In the summer of 1943, Ruth Wherry traveled from Tennessee to Michigan to look for work. One evening she called Joseph’s brother, Jules, whom she had met at Hudson Motor. Joseph was on the losing end of a card game when the phone rang. He answered it and asked Ruth out. A short courtship followed, and they married on January 15, 1944. The young couple moved to a small "alley" house on Woodhall in Detroit.

A short time later Joe and Ruth purchased a vacant lot in Saint Clair Shores, Michigan. Here they built their own home doing much of the labor themselves. It was here that Joe taught his two sons how to pray, and where Ruth would read to them the Scripture. The couple started the boys with accordion lessons, and on summer weekends the family would watch for the pigeons returning home in the racing competitions.

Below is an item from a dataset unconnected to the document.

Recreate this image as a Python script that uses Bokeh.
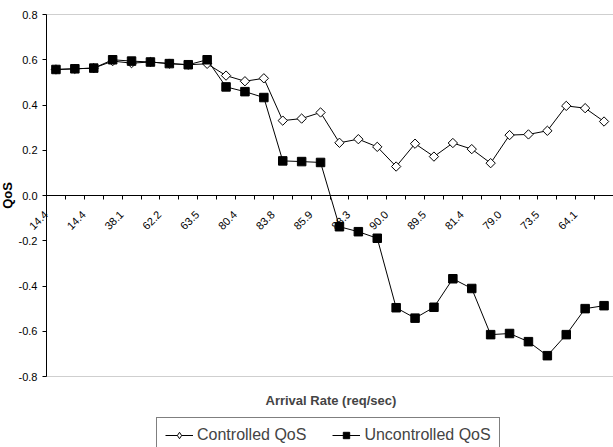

As the boys grew older much of the family activity would center around the accordion; the lessons, the contests, the practicing. Joe viewed the accordion as the tool his boys would need to keep them out of "the shop", to save them from the long days that he had spend in the General Motors Willow Run Plant where he was a job setter.

As his boys grew into adulthood Joe’s and Ruth’s dream became a reality. Joe and Ruth gathered together their resources; time, money, and labor, and "The Little School of Music" was born in Fraser, Michigan. In 1964, the family began construction of their first commercial building on Greater Mack in St. Clair Shores. They moved their music studio, now "Olympic music to 13 Mile and Harper, in Saint Clair Shores. Their son, Joseph married, and two years later another generation started with the birth of their first of nine grandchildren.   Joe and Ruth would become a landlord many times over, and eventually sell the music business. They were an ever present and important part of their grandchildren’s lives.

Together they instilled the attributes of manhood into their sons; teaching them to be honest, good, kind, helpful, trustworthy, hard working, and faithful, to devote themselves to their wives and children, and to be helpful to those around them.  Over the years they continued to instill these principles into their sons and grandchildren, and they would establish the strength to maintain those principles.

In death they left behind their worldly possessions, but they took with them the success of having two Christian sons, and nine Christian grandchildren, all of which are godly and God-fearing upstanding people of their community. Because of them we know how to say with complete assurance that "Our God Reigns." This is their legacy.